Line outside El Xampanyet before opening for dinner.
Beef with shishito peppers
Unfortunately, Sunday Jaime got food poisoning so the day ended up being fairly slow which ended up working out because it was the one day during our trip we had nothing planned. We ordered in for dinner and spent the rest of the day resting and him recovering. Monday morning we had a tour at Palau de la Música Catalana, the Palace of Calatan Music. It was created by Catalan modernista architect Lluís Domènech i Montaner between 1905 and 1908. The sides of the hall are mostly stained-glass panes with a beautiful skylight of stained glass designed by Antoni Rigalt. The skylight consists of gold and blue shades representing the sun and the sky. Many performers love not only the design and artwork of the hall but also the acoustics for different types of music and performances.
In Rome, it’s been extremely difficult to find ethnic food that isn’t American with hamburgers or Japanese with sushi. Craving Mexican food, we ended our trip in Barcelona at a Mexican restaurant called Rosa Negra. The food was nowhere near Jaime’s grandma’s cooking, but it was enough to satisfy the craving until we finally have a kitchen where we can cook our own Mexican food.

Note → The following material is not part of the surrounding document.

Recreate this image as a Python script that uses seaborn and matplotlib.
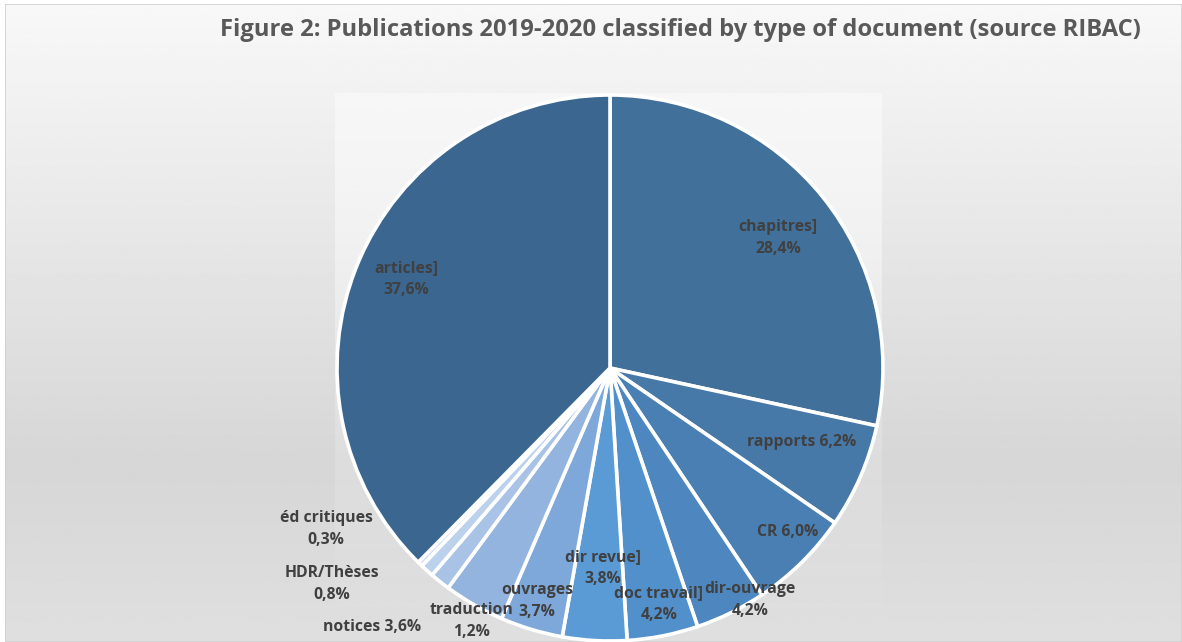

During our trip, we stayed at Motel One Barcelona. Don’t let “motel” in the name fool you, the hotel was beautiful, was in a great location (we were able to walk everywhere within 30 minutes), and had a great bar. The Motel One company is based in Germany with many hotels all around Europe. We would highly recommend the hotel and plan to stay in more Motel Ones during our traveling throughout Europe. Fair warning, the rooms are small compared to American hotels, but we spent most of our days out of the hotel room, but it wasn’t an inconvenience for us.
Barcelona was beautiful, the people were extremely nice, the food was amazing, and the artwork was unbelievable. We look forward to our next trip back.